Cuando los pintores norteamericanos de mediados del siglo XIX quisieron pintar con una tendencia propia, idearon el impresionismo natural. Fue una forma de crear que ellos tomaron con la conciencia de estar entonces expresando las cosas naturales de la vida con una manera sosegada y emotiva. La escuela del río Hudson fue una tendencia así, y hubo muchos pintores americanos que vieron esa forma de pintar como la mejor manera de comunicar belleza con entusiasmo vital. Sin embargo a finales del siglo XIX, propiciados por la filosofía social de algunos pensadores americanos, un grupo de pintores norteamericanos crearon una tendencia diferente, La escuela Ashcan. Fue la forma en que llevaron ahora al Arte la sensibilidad de una sociedad que aún no habría comprendido el terrible abismo por el que su entusiasmo vital se deslizaría. No cambiron la forma armoniosa, ni el equilibrio académico: solo usaron el Arte para mover las conciencias, para trastocar los elementos más rígidos de la sociedad. El principal representante de esta tendencia americana lo fue le pintor Robert Henri (1865-1929). No revolucionaron la forma de expresión sino su contenido. Ahora querían reflejar la sociedad real, no la soñada.
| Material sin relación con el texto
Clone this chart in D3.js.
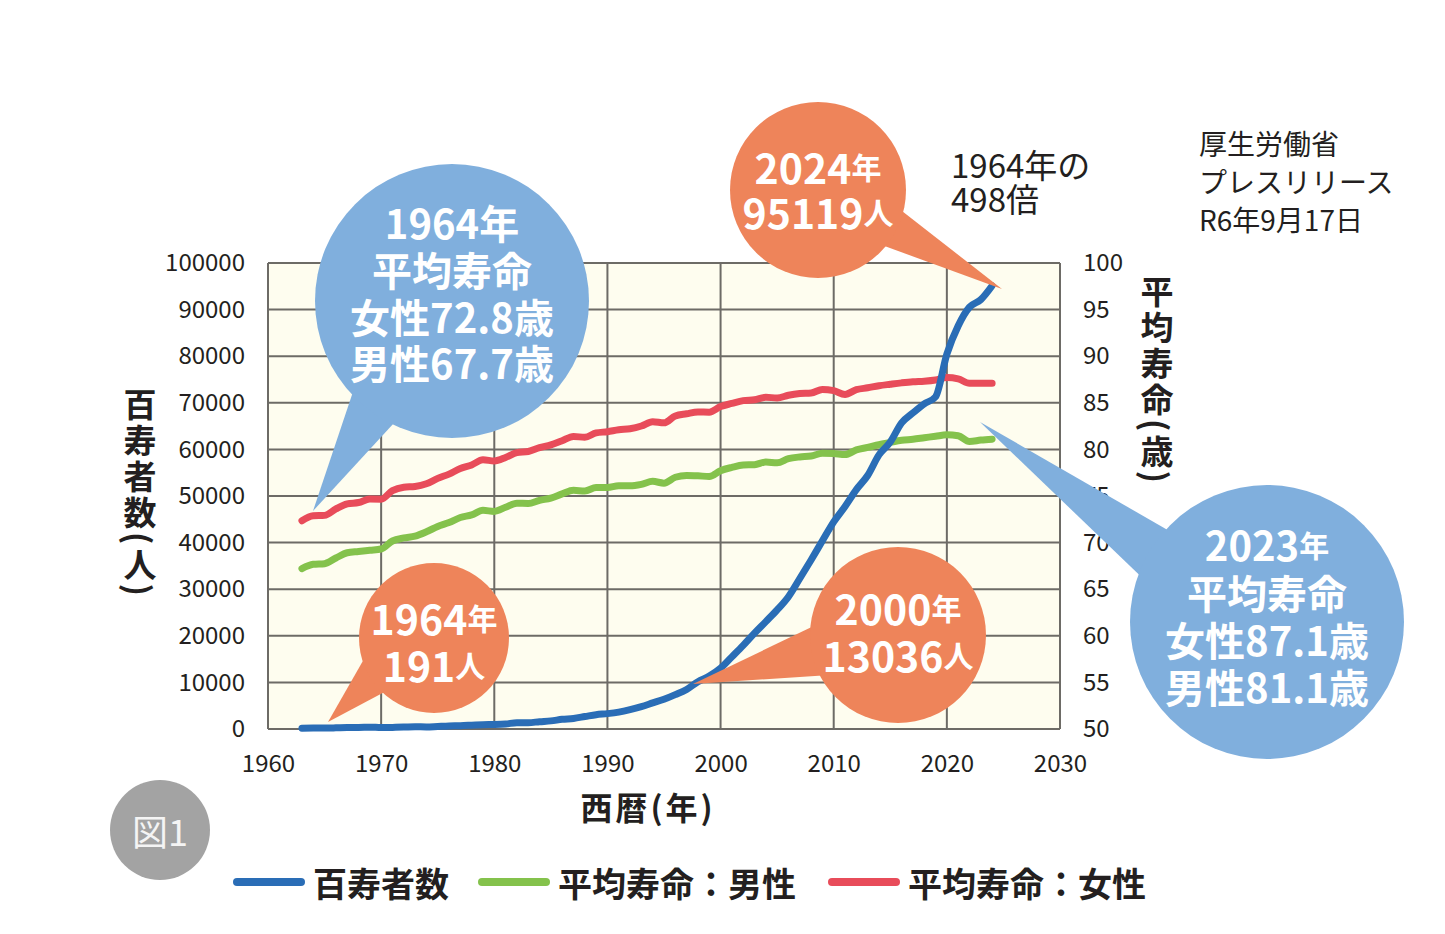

Sin duda, fue una extraordinaria y elogiosa manera de evolucionar. 

En su obra del año 1915, Desnudo oriental, Robert Henri compone una bella mujer con las profusas pinceladas coloreadas más innovadoras para aquel impresionismo natural al que se enfrentara años antes. Para él la innovación era parte de dos cosas: alardes técnicos impresionistas para componer una obra, y mirada misteriosa para satisfacer un profundo desencanto. No podía entender que el Arte pudiera expresar las cosas con las rupturistas formas de componer que, sin embargo, esos mismos años del inicio del siglo XX habían alumbrado decididamente. Dos años después, el pintor expresionista italiano Amadeo Modigliani crea su obra Desnudo sentado. La composición era la misma, los colores también, el fondo parecido -incluso Modigliani había sido menos profuso o más minimalista-, pero la figura de la mujer -de la imagen paradigmática de belleza- estaba ahora totalmente transformada. Había mirada misteriosa también, como en Henri, había desnudo, había un profundo desencanto en el gesto..., pero las formas armoniosas y naturales de la belleza habían desaparecido para siempre.

(Óleo del pintor norteamericano Robert Henri, realismo-impresionismo, Desnudo oriental, 1915, Colección Privada; Obra expresionista del pintor italiano Amadeo Modigliani, Desnudo sentado, 1917, Real Museo de Bellas Artes de Amberes, Bélgica.)